During 14 years of litigation over his claims that he was denied a promotion because he is black, John Hithon has twice been awarded jury verdicts of more than $1 million. His case prompted the U.S. Supreme Court to say using the word “boy” to describe an African-American man could by itself be evidence of race discrimination. But Hithon and his lawyer have not persuaded the federal appeals court in Atlanta. On its fourth stop in the 11th U.S. Circuit Court of Appeals, the case generated a 2-1 unsigned opinion sending the case back to trial court for judgment in favor of Tyson Foods. The split panel reaffirmed an 11th Circuit ruling concluding evidence of the use of the term “boy” — allegedly by a white poultry plant manager to address Hithon and another plaintiff — wasn’t enough to support a jury finding of racial discrimination. Hithon’s lawyer, Alicia K. Haynes of Birmingham, Alabama, said Circuit Judges Edward E. Carnes and William H. Pryor Jr., who ruled Aug. 17 over the dissent of a visiting senior judge, missed something in their review of the paper record of the case. “The concern is that any time you present that type of evidence, it is the jury who is listening to how those words are being said,” Haynes said. “They’re listening to the tone that was used in saying those words. They’re listening to the inflection.

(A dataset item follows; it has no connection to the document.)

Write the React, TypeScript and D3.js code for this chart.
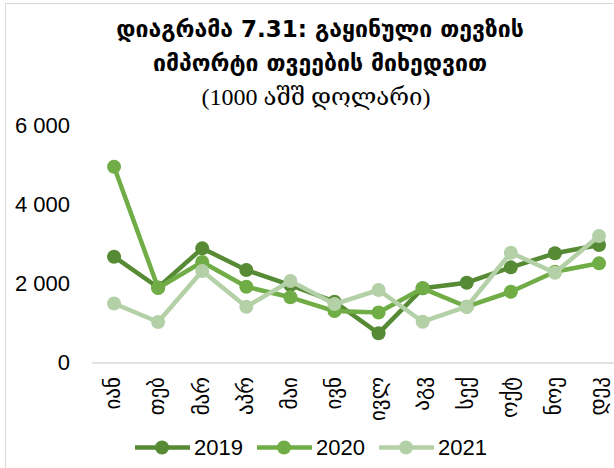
import React from "react";
import * as d3 from "d3";

const months = ["იან", "თებ", "მარ", "აპრ", "მაი", "ივნ", "ივლ", "აგვ", "სექ", "ოქტ", "ნოე", "დეკ"];
const values2019 = [2685, 1907, 2897, 2349, 1970, 1548, 750, 1887, 2028, 2417, 2771, 2981];
const values2020 = [4958, 1894, 2551, 1927, 1660, 1313, 1276, 1887, 1422, 1801, 2306, 2518];
const values2021 = [1503, 1036, 2324, 1422, 2071, 1490, 1844, 1043, 1422, 2786, 2281, 3208];
const yTicks = [0, 2000, 4000, 6000];
const seriesNames = ["2019", "2020", "2021"];
const seriesColors = ["#568a34", "#70ad47", "#b4d0a7"];

const W = 614;
const H = 468;

export default function App() {
  const series = [values2019, values2020, values2021];
  const x = d3.scaleBand<string>().domain(months).range([92, 92 + 12 * 44.09]);
  const y = d3.scaleLinear().domain([0, 6000]).range([363, 125.5]);
  const line = d3
    .line<number>()
    .x((_, i) => (x(months[i]) as number) + x.bandwidth() / 2)
    .y((d) => y(d));
  const fmt = (v: number) => d3.format(",")(v).replace(/,/g, " ");
  const legendX = [135, 257, 379];

  return (
    <svg
      width={W}
      height={H}
      style={{ position: "absolute", left: 0, top: 0, background: "#fff" }}
    >
      <rect x={5.5} y={3.5} width={700} height={600} fill="#fff" stroke="#d9d9d9" strokeWidth={1} />
      <g fontFamily="'DejaVu Sans', sans-serif" textAnchor="middle" fill="#000">
        <text x={320} y={37} fontSize={23} fontWeight="bold">დიაგრამა 7.31: გაყინული თევზის</text>
        <text x={320} y={71} fontSize={23} fontWeight="bold">იმპორტი თვეების მიხედვით</text>
        <text x={316} y={105} fontSize={24} fontFamily="'Liberation Serif', 'DejaVu Serif', serif">(1000 აშშ დოლარი)</text>
      </g>
      <line x1={92} x2={620} y1={y(0)} y2={y(0)} stroke="#d9d9d9" strokeWidth={1.5} />
      <g fontFamily="'Liberation Sans', Arial, sans-serif" fontSize={22} textAnchor="end" fill="#000">
        {yTicks.map((t) => (
          <text key={t} x={70} y={y(t)} dy="0.33em">
            {fmt(t)}
          </text>
        ))}
      </g>
      <g fontFamily="'DejaVu Sans', sans-serif" fontSize={21} textAnchor="end" fill="#000">
        {months.map((m) => {
          const cx = (x(m) as number) + x.bandwidth() / 2;
          return (
            <text key={m} transform={`translate(${cx},377) rotate(-90)`} dy="0.3em">
              {m}
            </text>
          );
        })}
      </g>
      {series.map((vals, si) => (
        <g key={si}>
          <path d={line(vals) || ""} fill="none" stroke={seriesColors[si]} strokeWidth={4.5} strokeLinejoin="round" />
          {vals.map((v, i) => (
            <circle
              key={i}
              cx={(x(months[i]) as number) + x.bandwidth() / 2}
              cy={y(v)}
              r={7}
              fill={seriesColors[si]}
            />
          ))}
        </g>
      ))}
      <g fontFamily="'Liberation Sans', Arial, sans-serif" fontSize={22} fill="#000">
        {seriesNames.map((n, i) => (
          <g key={n} transform={`translate(${legendX[i]},447.5)`}>
            <line x1={0} x2={55} y1={0} y2={0} stroke={seriesColors[i]} strokeWidth={4.5} />
            <circle cx={27} cy={0} r={7} fill={seriesColors[i]} />
            <text x={59} y={0} dy="0.35em">
              {n}
            </text>
          </g>
        ))}
      </g>
    </svg>
  );
}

They are able to judge who the speaker was and what effect those words had on the person that it was being said to, and the appellate court is missing all of that. They are reading a cold, written record.”

2 comments:

  1. Anonymous11:11 AM

    That's what happens to dem folk up in Atlanta. What a crock of shit. Take it up again...those muderfers

    ReplyDelete
  2. Anonymous11:58 AM

    Worst state? Alabama or Mississippi?